What you will do:
Take the lines from the head of the listing through the one bearing "const chart = echarts.init(document.getElementById('chart'))" and copy them exactly, leaving every picture out.
-- Begin Supplied data --
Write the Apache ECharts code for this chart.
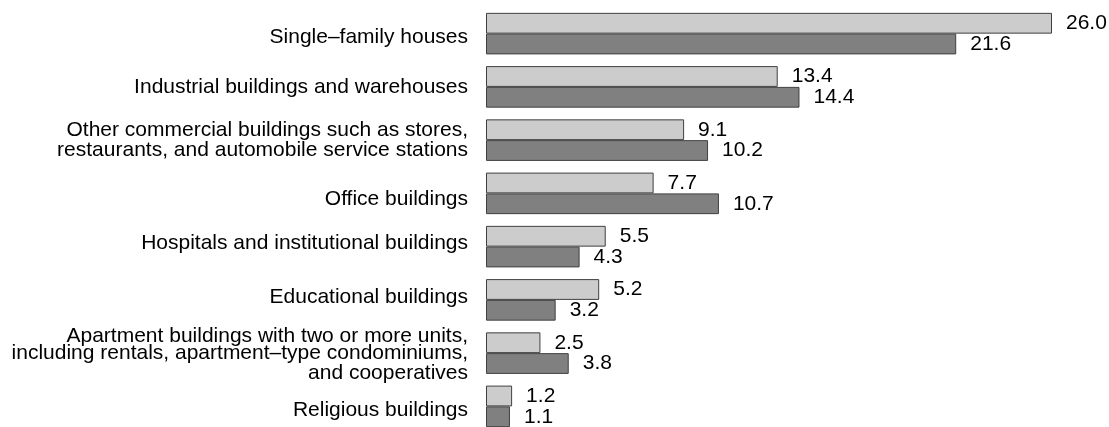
<!DOCTYPE html>
<html>
<head>
<meta charset="utf-8">
<script src="https://cdn.jsdelivr.net/npm/echarts@6/dist/echarts.min.js"></script>
<style>
  html, body { margin: 0; padding: 0; background: #fff; overflow: hidden; }
  /* a little taller than the window: the last bar is cut off in the original */
  #chart { width: 1109px; height: 433px; }
</style>
</head>
<body>
<div id="chart"></div>
<script>
// building types, top to bottom
const categories = [
  'Single–family houses',
  'Industrial buildings and warehouses',
  'Other commercial buildings such as stores,\nrestaurants, and automobile service stations',
  'Office buildings',
  'Hospitals and institutional buildings',
  'Educational buildings',
  'Apartment buildings with two or more units,\nincluding rentals, apartment–type condominiums,\nand cooperatives',
  'Religious buildings'
]
const lightValues = [26.0, 13.4, 9.1, 7.7, 5.5, 5.2, 2.5, 1.2]
const darkValues = [21.6, 14.4, 10.2, 10.7, 4.3, 3.2, 3.8, 1.1]

const chart = echarts.init(document.getElementById('chart'))

const font = { color: '#000', fontSize: 21, fontFamily: 'Liberation Sans', lineHeight: 20 }

// the category labels in the original sit a few px off the band centre
const labelShift = [4, 0, 0, 6, -3, -3, 3, 4]
const rich = { n: { ...font } }
labelShift.forEach((s, i) => {
  rich['p' + i] = { ...font, padding: s >= 0 ? [2 * s, 0, 0, 0] : [0, 0, -2 * s, 0] }
})

function catLabel(value, index) {
  const s = labelShift[index] || 0
  const lines = value.split('\n')
  const pick = s >= 0 ? 0 : lines.length - 1
  return lines.map((l, k) => (k === pick ? '{p' + index + '|' + l + '}' : '{n|' + l + '}')).join('\n')
}

const labelStyle = {
  show: true,
  position: 'right',
  distance: 14,
  color: '#000',
  fontSize: 21,
  fontFamily: 'Liberation Sans',
  formatter: p => p.value.toFixed(1)
}

const option = {
  animation: false,
  grid: { left: 486, right: 57, top: 7, bottom: 0, containLabel: false },
  xAxis: {
    type: 'value',
    min: 0,
    max: 26,
    show: false
  },
  yAxis: {
    type: 'category',
    data: categories,
    inverse: true,
    axisLine: { show: false },
    axisTick: { show: false },
    axisLabel: {
      margin: 18,
      ...font,
      align: 'right',
      formatter: catLabel,
      rich: rich
    }
  },
  series: [
    {
      type: 'bar',
      data: lightValues,
      barGap: '0%',
      barCategoryGap: '22%',
      itemStyle: { color: '#cccccc', borderColor: '#404040', borderWidth: 1 },
      label: labelStyle
    },
    {
      type: 'bar',
      data: darkValues,
      itemStyle: { color: '#808080', borderColor: '#404040', borderWidth: 1 },
      label: labelStyle
    }
  ]
}
chart.setOption(option)
</script>
</body>
</html>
-- End Supplied data --
Written response:
Write the Apache ECharts code for this chart.
<!DOCTYPE html>
<html>
<head>
<meta charset="utf-8">
<script src="https://cdn.jsdelivr.net/npm/echarts@6/dist/echarts.min.js"></script>
<style>
  html, body { margin: 0; padding: 0; background: #fff; overflow: hidden; }
  /* a little taller than the window: the last bar is cut off in the original */
  #chart { width: 1109px; height: 433px; }
</style>
</head>
<body>
<div id="chart"></div>
<script>
// building types, top to bottom
const categories = [
  'Single–family houses',
  'Industrial buildings and warehouses',
  'Other commercial buildings such as stores,\nrestaurants, and automobile service stations',
  'Office buildings',
  'Hospitals and institutional buildings',
  'Educational buildings',
  'Apartment buildings with two or more units,\nincluding rentals, apartment–type condominiums,\nand cooperatives',
  'Religious buildings'
]
const lightValues = [26.0, 13.4, 9.1, 7.7, 5.5, 5.2, 2.5, 1.2]
const darkValues = [21.6, 14.4, 10.2, 10.7, 4.3, 3.2, 3.8, 1.1]

const chart = echarts.init(document.getElementById('chart'))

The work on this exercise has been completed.